アメリカのトランプ政権は、中国による過剰生産により鉄鋼やアルミニウムが安く輸入されていることが安全保障上の脅威になっているとして、輸入制限措置を発動した。アメリカに輸入された鉄鋼には25%、アルミニウムには10%の高い関税を課す。
カナダ、メキシコ、EU、オーストラリア、韓国、アルゼンチン、ブラジルの7つの国と地域については、安全保障上重要な関係があるとして5月1日まで適用を除外すると発表した。
世耕経済産業大臣は「日本も対象となる形で発動されたことは極めて遺憾だ」とした上で、対象からの除外を粘り強く働きかけていく考えを強調した。また、「日本がアメリカへ輸出する鉄鋼製品はかなり品質が高く置き換えることができないものが多い。品目別に除外される可能性があるし、されなくても、関税がかかった状態でも買わざるをえない状況になるのではないか」と述べた。

また、トランプ大統領は、知的財産権の侵害などを理由に、中国に対して通商法301条に基づいて制裁措置を発動することも決めた。

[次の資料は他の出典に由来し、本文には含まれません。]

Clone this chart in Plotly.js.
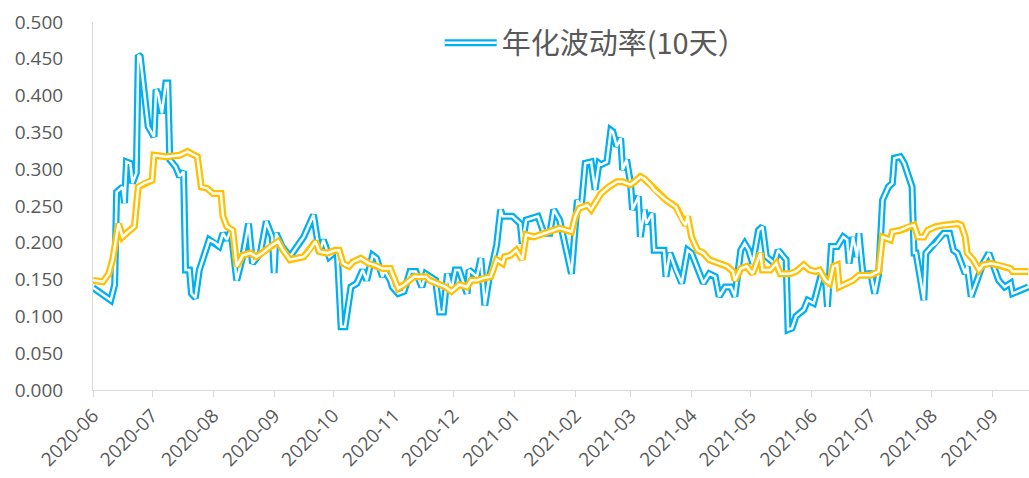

中国外務省の報道官は記者会見で、「典型的な貿易の保護主義で中国は断固として反対する。中国、アメリカ、そして全世界にとって不利益で非常に悪い先例を作った」「貿易戦争では間違いなく真っ先にアメリカの消費者や企業、金融市場が損害を受ける」などと強く批判した。そして、「お返しをしなければ失礼にあたる。われわれは最後までつきあう」と述べ、制裁措置が発動されれば対抗措置で応じる考えを示した。
今後アメリカと中国の間で貿易摩擦が激化することが懸念され、世界各地で株価が下落した。日経平均株価も一時1000円以上急落し、終値も2万617円86銭と、約5か月ぶりに2万1000円を割りんだ。
また、ニューヨーク株式市場・ダウ平均株価は400ドル以上値下がりし2万3533ドル20セントで取り引きを終え、今年の最安値を更新した。